Victorian Monsters: What Makes A Monster Monstrous? (QCQ #1)

In a lot of modern media, classic monsters are taken and re branded to suit the altered views and circumstances of the current audience. There are many examples of this spread throughout the media that we consume, to the point that the images that separate the original monster and the contemporary takes on them become altered, and it’s difficult to tell when each part of the lore truly surfaced. But altered or revamped or tamed or taken from a different point of view to make them seem more or less innocent, more or less justified, more or less complicated or human or relatable or good, they are still understood as “monsters”.

Some media, like Penny Dreadful by Showtime, take a lot of traditional monsters and place them all in the same place and show them interacting. Hotel Transylvania by Sony also does this, but makes it very lighthearted and comedic. Book series like Twilight by Stephanie Meyer take the myths of vampires created around Dracula and romanticizing them. Some literature goes back even further to extrapolate on ancient religions like Percy Jackson and the Olympians and other series by Rick Riordan and Hercules by Disney.

One of my personal favorites is a relatively recent series, aired first in 2017 by Netflix, Castlevania is a TV show adaptation of a video game adaptation of the lore that’s arose from Dracula over the years. In this rendition of him, he had been an outcast for a long time by the time the first episode took place, to the point where his existence in his mansion was a bit cryptic and was practically a ghost story. The first episode acted as what basically functions as a backstory to the catalyst for the apocalypse that the rest of the story takes place in, spanning the course of several years, Dracula meeting the woman who would become his wife and the mother of his son, before she is suddenly and cruelly kidnapped and burned at the stake for being a witch. This event breaks Dracula, reverting him into the monster that everyone feared he was. It’s also the last time that he actually shows up until the end of the story.
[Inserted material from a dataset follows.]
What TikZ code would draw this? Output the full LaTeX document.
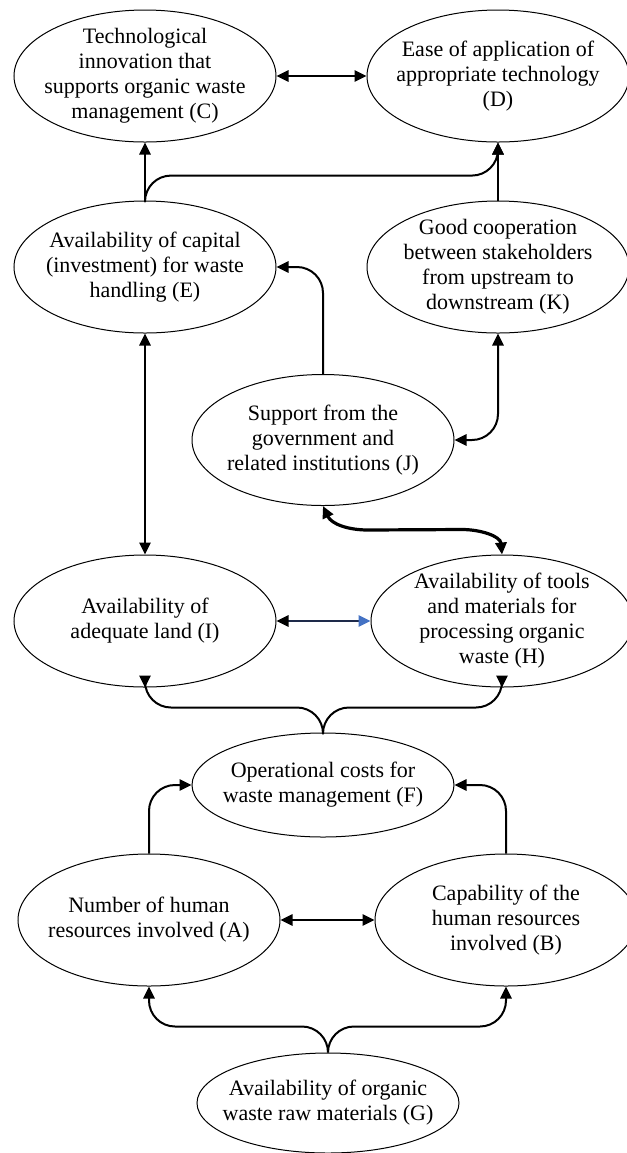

Throughout the show, Dracula exists more of as an idea than a character. A seemingly impossible bar to reach in order to survive more than a man – a father – that he actually is. In this way, this Dracula fits mostly into Cohen’s first thesis: The Monster’s Body Is a Cultural Body. In this case, the “cultural body” is fear and helplessness. Dracula represents the heart of the apocalypse responsible for tearing apart the world as humanity knew it and throwing the survives into a constant state of fear and anticipation, often leading to hopelessness and resignation. The protagonists of the show spend the entire time fighting that. It’s not just the fight against the legions of undead that manifested at Dracula’s behest, but – for lack of a better term – the fight to fight against almost impossible odds is the main conflict in the first season of the show, when Dracula is still alive. Or, as alive as an undead creature can be, I suppose.